The result of language identification is added as FISE TextAnnotation to the content item's metadata as string value of the property

http://purl.org/dc/terms/language

This RDF snippet illustrates the output:

  <fise:TextAnnotation rdf:about="urn:enhancement-a147957b-41f9-58f7-bbf1-b880b3aa4b49">
    <dc:language>en</dc:language>
    <dc:creator rdf:datatype="http://www.w3.org/2001/XMLSchema#string"
    >eu.iksproject.fise.engines.langid.LangIdEnhancementEngine</dc:creator>
  </fise:TextAnnotation>


Languages

By default the FISE language identifier distinguishes the languages listed below. After the colon the value of the language label in the metadata is given.

  • German: de
  • English: en
  • French: fr
  • Spanish: es
  • Italian: it
  • Swedish: sv
  • Polish: pl
  • Dutch: nl
  • Norwegian: no
  • Finnish: fi
  • Albanian: sq
  • Slovak (ASCII): sk
  • Slovenian (ASCII): sl
  • Danish: da
  • Hungarian: hu

Customization

  1. Property eu.iksproject.fise.engines.langid.probe-length: an integer specifying how many characters will be used for identification.

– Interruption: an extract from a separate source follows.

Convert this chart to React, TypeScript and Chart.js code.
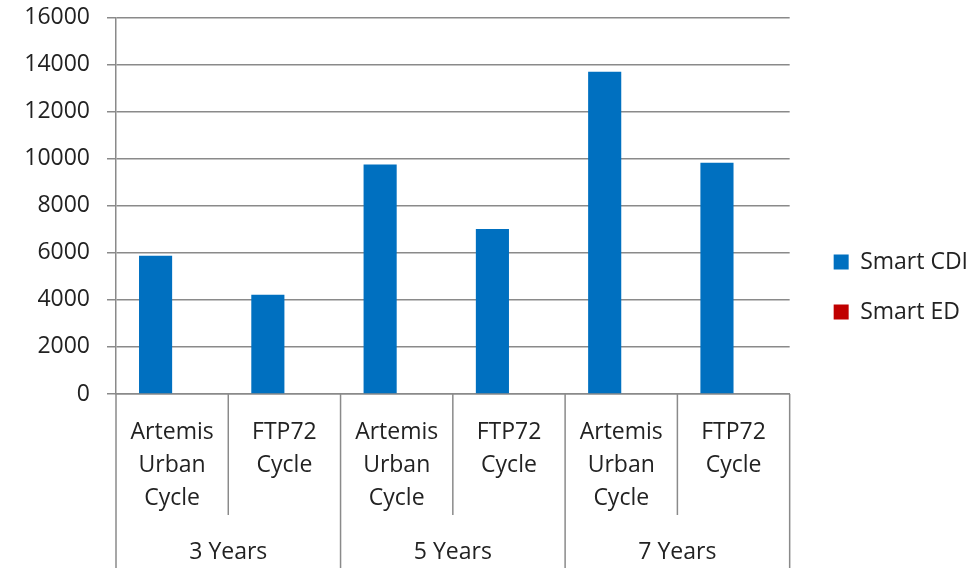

A value of 0 or below means to use the complete text. Otherwise only a substring of the specified length taken from the middle of the text will be used. The default value is 400.
  1. The set of supported languages can only be changed through the underlying TextCat system. The used languages as well as the mapping to language labels are defined through a file textConf.txt.